Today I am going to make the leap from daily advances and declines to daily new highs and lows covering a trailing 52 week period.
Before I dive in, I want to highlight the consistently excellent work of Headline Charts, a blog that regularly addresses issues such as advances and declines, new highs and new lows, as well as other market sentiment metrics. Today is no exception, as Headline Charts examines the ratio of new highs to new lows as well as the rarely seen inverse ratio, new lows to new highs.
I have also recently had the benefit of reading the encyclopedic and aptly titled market breadth tome, The Complete Guide to Market Breadth Indicators: How to Analyze and Evaluate Market Direction and Strength by Gregory L. Morris. This is obviously a labor of love and an indispensable resource for thinking not only about market breadth, but indicators of all types.
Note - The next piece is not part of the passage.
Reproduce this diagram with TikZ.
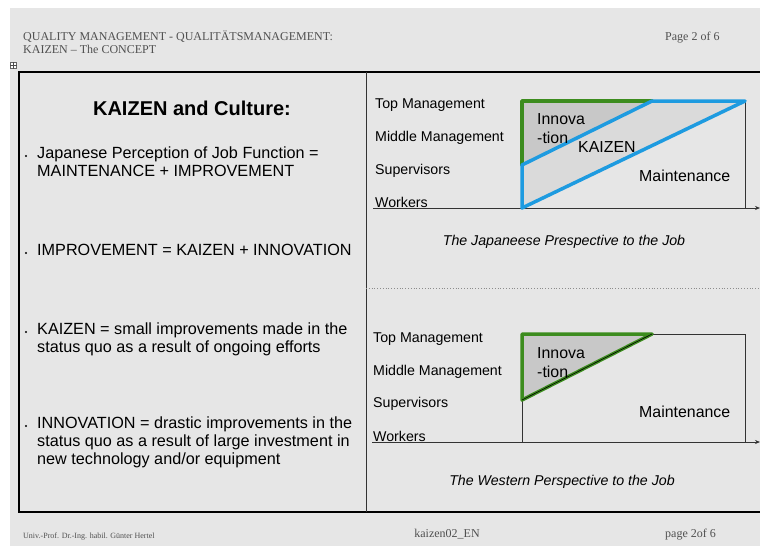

Think of it more as a reference book than something to curl up with and you can get a better sense of its ideal application.
Spurred on by Morris’ research and analysis, I have been evaluating a number of market breadth indicators and am currently favoring a rather simple one for the intermediate term: new highs minus new lows, with a 4 day EMA smoother. One simple rule is to be long when the EMA is positive and short when it is negative. You can use a longer EMA or a SMA to smooth out the values a little more and cut down on whipsaws, but I like the 4 day EMA and will be adding this indicator to my short list of favorites.
You will note that the new high – new low indicator is currently recommending a long position in the markets, with a considerable cushion before it is likely to reverse.